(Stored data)
>>>>>
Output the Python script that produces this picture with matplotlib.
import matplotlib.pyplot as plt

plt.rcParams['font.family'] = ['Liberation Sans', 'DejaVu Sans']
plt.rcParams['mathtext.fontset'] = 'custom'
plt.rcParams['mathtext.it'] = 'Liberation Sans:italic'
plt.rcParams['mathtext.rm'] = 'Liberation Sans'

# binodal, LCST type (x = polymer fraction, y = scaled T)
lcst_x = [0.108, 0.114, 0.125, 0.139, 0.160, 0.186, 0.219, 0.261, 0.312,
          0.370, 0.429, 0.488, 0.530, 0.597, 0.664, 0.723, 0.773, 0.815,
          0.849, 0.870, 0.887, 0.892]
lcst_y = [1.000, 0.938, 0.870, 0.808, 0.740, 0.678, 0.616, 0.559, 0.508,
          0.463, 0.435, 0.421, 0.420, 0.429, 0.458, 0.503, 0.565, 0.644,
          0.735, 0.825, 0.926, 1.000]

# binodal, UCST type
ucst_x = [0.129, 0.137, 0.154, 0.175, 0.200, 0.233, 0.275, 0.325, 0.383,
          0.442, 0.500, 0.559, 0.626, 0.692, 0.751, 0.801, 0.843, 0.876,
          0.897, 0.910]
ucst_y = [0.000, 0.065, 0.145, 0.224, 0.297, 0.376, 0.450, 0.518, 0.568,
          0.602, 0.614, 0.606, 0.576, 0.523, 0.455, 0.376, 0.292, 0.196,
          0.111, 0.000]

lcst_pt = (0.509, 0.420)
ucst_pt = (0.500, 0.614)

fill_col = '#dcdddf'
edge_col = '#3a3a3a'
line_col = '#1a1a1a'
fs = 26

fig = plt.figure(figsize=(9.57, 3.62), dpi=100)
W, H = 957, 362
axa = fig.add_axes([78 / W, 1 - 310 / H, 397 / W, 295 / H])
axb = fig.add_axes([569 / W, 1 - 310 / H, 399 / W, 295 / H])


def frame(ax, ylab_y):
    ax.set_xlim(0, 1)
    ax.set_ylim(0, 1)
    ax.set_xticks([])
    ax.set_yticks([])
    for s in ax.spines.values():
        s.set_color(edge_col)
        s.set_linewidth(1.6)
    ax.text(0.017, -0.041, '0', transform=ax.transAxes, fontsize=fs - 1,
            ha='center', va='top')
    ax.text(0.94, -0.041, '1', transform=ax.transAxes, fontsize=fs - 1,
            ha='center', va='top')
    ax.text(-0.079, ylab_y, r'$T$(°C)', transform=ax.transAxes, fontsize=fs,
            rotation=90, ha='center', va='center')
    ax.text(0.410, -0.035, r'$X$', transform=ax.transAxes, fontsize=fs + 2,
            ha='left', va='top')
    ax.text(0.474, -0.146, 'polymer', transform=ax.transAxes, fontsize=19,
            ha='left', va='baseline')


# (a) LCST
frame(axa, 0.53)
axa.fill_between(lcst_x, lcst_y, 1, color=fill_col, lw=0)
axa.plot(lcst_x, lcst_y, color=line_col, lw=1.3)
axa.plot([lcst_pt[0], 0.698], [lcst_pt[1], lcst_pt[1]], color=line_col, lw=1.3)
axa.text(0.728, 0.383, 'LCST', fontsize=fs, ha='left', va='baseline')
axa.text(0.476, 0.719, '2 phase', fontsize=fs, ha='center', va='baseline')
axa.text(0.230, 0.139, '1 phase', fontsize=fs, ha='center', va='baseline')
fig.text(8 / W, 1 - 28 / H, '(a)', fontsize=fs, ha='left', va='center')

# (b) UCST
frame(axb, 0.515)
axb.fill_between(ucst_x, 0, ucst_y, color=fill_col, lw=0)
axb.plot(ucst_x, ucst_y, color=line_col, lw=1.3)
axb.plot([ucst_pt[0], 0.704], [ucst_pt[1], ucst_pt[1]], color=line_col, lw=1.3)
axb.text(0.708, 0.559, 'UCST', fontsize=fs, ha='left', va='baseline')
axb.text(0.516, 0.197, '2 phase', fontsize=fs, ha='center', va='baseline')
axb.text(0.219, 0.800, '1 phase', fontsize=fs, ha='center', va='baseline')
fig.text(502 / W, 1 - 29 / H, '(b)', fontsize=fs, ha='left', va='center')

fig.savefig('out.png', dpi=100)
<<<<<
>>>>>
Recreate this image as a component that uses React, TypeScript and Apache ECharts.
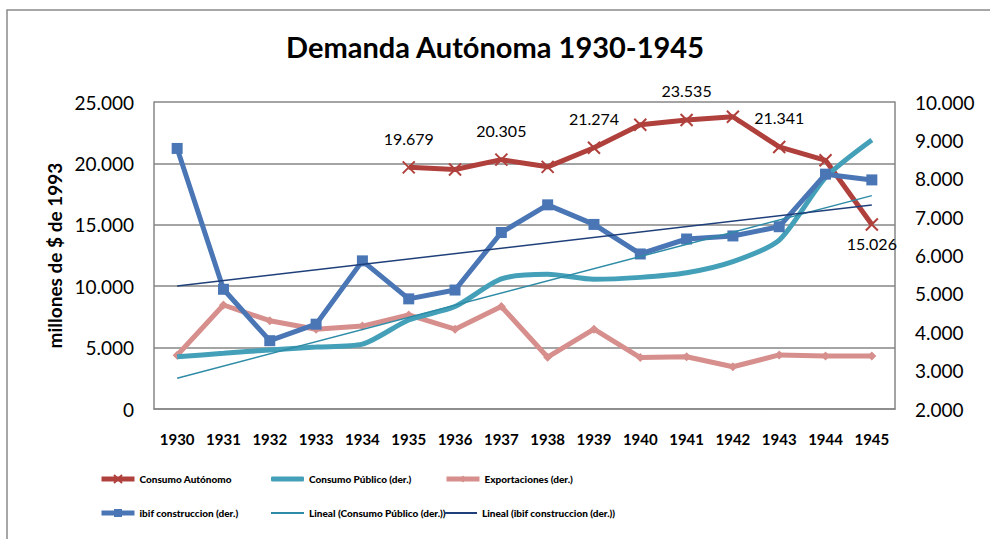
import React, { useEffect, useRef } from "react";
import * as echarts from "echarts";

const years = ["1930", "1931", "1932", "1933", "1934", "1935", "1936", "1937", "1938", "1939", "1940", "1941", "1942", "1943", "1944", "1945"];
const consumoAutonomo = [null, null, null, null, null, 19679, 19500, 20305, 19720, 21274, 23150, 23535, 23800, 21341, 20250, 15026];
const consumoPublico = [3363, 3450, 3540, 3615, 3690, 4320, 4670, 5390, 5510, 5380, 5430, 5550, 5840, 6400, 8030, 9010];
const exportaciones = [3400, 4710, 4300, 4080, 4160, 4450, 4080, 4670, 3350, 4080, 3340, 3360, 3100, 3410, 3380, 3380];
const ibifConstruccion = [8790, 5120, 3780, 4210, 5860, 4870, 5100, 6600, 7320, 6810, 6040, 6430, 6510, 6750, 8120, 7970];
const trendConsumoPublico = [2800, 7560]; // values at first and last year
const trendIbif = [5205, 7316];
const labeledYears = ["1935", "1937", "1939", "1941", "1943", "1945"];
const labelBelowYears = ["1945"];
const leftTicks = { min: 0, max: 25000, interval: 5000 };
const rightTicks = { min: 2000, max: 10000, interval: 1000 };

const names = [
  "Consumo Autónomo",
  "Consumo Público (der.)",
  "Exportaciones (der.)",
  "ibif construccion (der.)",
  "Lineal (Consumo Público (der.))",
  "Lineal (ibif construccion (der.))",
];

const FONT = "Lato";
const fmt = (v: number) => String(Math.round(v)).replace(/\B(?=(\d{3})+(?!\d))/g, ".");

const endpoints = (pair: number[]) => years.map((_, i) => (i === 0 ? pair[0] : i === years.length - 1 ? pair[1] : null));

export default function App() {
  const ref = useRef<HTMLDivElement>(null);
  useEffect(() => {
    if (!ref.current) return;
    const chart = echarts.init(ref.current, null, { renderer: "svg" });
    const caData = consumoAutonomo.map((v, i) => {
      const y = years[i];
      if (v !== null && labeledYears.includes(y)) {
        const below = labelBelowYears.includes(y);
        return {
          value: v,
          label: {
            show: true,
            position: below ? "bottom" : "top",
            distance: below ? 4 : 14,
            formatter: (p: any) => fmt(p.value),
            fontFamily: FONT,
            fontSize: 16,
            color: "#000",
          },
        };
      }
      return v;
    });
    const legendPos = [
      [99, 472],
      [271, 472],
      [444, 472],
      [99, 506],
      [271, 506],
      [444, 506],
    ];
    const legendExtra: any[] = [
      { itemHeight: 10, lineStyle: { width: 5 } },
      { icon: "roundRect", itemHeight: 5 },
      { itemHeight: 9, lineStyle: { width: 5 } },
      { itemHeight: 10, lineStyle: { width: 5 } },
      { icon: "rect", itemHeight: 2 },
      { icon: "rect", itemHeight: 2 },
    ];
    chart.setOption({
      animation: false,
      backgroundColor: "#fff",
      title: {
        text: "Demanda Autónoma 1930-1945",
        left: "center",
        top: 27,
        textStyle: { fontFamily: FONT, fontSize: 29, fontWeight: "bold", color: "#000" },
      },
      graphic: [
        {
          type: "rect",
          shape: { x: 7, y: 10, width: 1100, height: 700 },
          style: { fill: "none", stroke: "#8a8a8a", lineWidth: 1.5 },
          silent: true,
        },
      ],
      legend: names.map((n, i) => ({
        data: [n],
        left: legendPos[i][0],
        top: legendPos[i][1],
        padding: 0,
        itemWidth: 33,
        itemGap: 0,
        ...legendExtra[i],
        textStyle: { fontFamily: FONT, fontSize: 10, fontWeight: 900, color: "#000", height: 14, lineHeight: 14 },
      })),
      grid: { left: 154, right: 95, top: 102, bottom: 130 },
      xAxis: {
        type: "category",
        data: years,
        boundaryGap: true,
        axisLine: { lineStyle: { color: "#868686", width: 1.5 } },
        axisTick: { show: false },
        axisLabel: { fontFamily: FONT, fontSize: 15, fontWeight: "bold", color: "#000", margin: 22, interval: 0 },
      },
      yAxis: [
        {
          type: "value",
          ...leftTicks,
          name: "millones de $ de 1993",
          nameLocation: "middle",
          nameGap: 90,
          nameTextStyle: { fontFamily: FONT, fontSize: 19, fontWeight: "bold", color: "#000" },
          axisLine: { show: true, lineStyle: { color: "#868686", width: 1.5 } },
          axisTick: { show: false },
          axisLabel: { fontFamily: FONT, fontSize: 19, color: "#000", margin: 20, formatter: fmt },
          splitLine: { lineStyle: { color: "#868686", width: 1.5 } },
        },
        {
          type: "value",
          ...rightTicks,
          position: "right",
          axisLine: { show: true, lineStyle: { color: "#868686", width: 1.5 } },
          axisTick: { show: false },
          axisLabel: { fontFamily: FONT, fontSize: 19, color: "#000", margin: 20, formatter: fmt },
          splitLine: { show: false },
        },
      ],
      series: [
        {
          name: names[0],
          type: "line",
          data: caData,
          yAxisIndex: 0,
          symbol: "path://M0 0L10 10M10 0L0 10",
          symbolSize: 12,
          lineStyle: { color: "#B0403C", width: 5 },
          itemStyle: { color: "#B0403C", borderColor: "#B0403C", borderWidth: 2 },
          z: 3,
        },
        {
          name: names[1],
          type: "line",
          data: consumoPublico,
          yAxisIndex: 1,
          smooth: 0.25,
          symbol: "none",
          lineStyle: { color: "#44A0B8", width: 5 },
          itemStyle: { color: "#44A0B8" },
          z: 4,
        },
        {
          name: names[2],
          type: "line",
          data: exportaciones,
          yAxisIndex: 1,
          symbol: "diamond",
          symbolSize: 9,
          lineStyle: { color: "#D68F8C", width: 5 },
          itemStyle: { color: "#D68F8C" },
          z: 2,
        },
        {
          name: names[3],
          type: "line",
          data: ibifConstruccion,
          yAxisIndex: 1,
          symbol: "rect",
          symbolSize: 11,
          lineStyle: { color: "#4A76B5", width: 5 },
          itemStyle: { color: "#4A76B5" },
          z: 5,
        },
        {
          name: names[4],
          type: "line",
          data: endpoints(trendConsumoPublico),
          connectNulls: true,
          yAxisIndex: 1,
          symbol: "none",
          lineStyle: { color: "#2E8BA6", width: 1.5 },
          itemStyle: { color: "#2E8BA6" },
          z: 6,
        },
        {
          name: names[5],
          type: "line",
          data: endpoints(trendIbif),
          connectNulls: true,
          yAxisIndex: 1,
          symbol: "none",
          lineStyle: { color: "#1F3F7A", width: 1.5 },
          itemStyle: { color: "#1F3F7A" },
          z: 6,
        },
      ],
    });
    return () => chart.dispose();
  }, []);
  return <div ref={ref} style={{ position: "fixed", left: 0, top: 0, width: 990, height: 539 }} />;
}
<<<<<
• _The task_
Reproduce only the lines running from the one that has "Recreate this image" through the one that has "import * as", ends included. Any pictures in that stretch should not be copied.

• _Final answer_
Recreate this image as a component that uses React, TypeScript and Apache ECharts.
import React, { useEffect, useRef } from "react";
import * as echarts from "echarts";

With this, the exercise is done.